It’s a common practice in many animation circles today to bemoan the absence of traditional animation. Often at the forefront of this ongoing discussion about the topic is Disney, whose last traditionally animated film was 2011’s Winnie The Pooh movie. In 2013, they gutted their hand-drawn animation division as part of the company-wide layoffs that began that year and still continue to now. While they are not the only animation company to completely shift away form hand-drawn animation (Dreamworks Animation’s Me and My Shadow, a hand-drawn/CG hybrid, is currently on the shelf until a rewrite can be commissioned), this move seemed further indicative of the industry’s inevitable shift to CG features, brought by a multitude of factors (financial reasons, advance of software technology, changing preferences, etc). In addition, it also fueled the fire to the discussion in the months since. Heck, the whole reason for Hullabaloo‘s knockout success on Indiegogo was because of its readily appealing mission statement: to fan the flames of a hand-drawn animation renaissance and ‘save’ the medium from total extinction.
But often, people forget to ask themselves a different question: just how ‘dead’ is hand-drawn animation. Is it really near the point of extinction that people say it is? You might think so, judging on the rallying cry to action that is Hullabaloo‘s modus operandi, but one journalist doesn’t really think so.
Charles Kenney, who writes for Indiewire’s Animation Scoop blog, posted this fascinating opinion article back in September where he bravely went against the grain and suggested that hand-drawn animation isn’t really dead. In fact, it continues to “duck and weave in despite what the mainstream press will have you believe.”
He begins by laying out an interesting analogy for what is inimitably an overuse of the word ‘dying’ to describe the current state of hand-drawn animation: “It conjours up images of a worn and feeble art style, struggling to stay on its feat like the champion boxer who, eight rounds in, has taken just about all the punches he can and staggers around the ring in a foggy daze, unsure of where his opponent is or even how to even hit back. In this case, CGI is the up and coming fighter, and is getting ready to deliver the one knockout punch.” He then follows that up with this clever sentence, one that sets up the main idea of his article (and indeed mine as well): “Except that it can’t, it just can’t seem to land in the right spot.”

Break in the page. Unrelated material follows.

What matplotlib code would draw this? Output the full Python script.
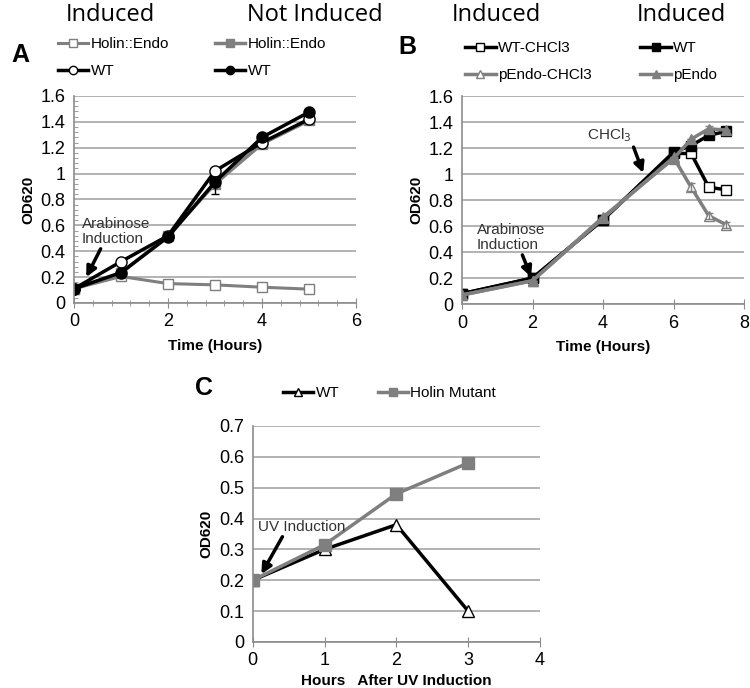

In deep contrast to popular opinion, he believes that hand-drawn animation is thriving in this day in age. One has to simply turn on the TV or go to YouTube to find that the most creative and interesting projects are no longer confined to CG features. He points out FOX’s animation block on Sundays (The Simpsons, Family Guy, American Dad, Bob’s Burgers, Borderlands), and points out that the biggest and most currently popular animated hand-drawn shows come from Cartoon Network and Nickelodeon. And while paper and cels are no longer in use, they are still mostly drawn by hand.
He then starts to wax lyrical about the web where it is, in his words, “awash with 2-D animation in just about any shape and size you can imagine.” The reason why most web productions use this style of animation is what Charles explains as being “for the simple reason that it’s cheap and quick to produce. Who knew; 2-D animation is flexible!” While he does admit that most productions aren’t up to quality, he cites Cartoon Hangover’s Bravest Warriors as a sign of hope for the evolving medium.
But of course, there is the matter of feature films (a regular target of discussion). To get this out of the way, yes it’s true that hand-drawn animated features aren’t as prevalent as they were a long time ago, but among the reasons that I already gave above, he sites one interesting factor: competition! “Traditional, 2-D animation dominated for so long because it was the most viable solution both creatively and economically.”
He goes on to state that once Pixar proved that CGI animation was a viable medium, its prevalence increased to the point of where it is now the norm, just like hand-drawn used to be the norm. But that doesn’t mean that hand-drawn features are completely gone. Again, one has to look to other countries (Song of the Sea, The Tale of Princess Kaguya, Ernest & Celestine) to see that hand-drawn is still going strong.
One final point that I will make of my own is this: try buying into the idea that technology can pave the way for not so much the return of the hand-drawn medium but a full-on rebirth of it. You want an example? Look no further than Disney’s very own short film Paperman. An innovative blending of 2D and 3D animation, made possible by the creation of Meander, a hybrid vendor/rastor drawing and animation system.
CG made to look like 2D.
It’s not impossible to imagine a future where hand-drawn animation may make a comeback in some way, shape, or form. But it’s also not impossible to imagine a future where advances in technology can allow for hand-drawn and CG animation to coexist and even intercross with each other in various and interesting ways.
Which is why I say, as Charles Kenney puts it in the title of his piece (though worded differently here), it’s time to admit that 2D (hand-drawn) animation may not need ‘saving’ after all.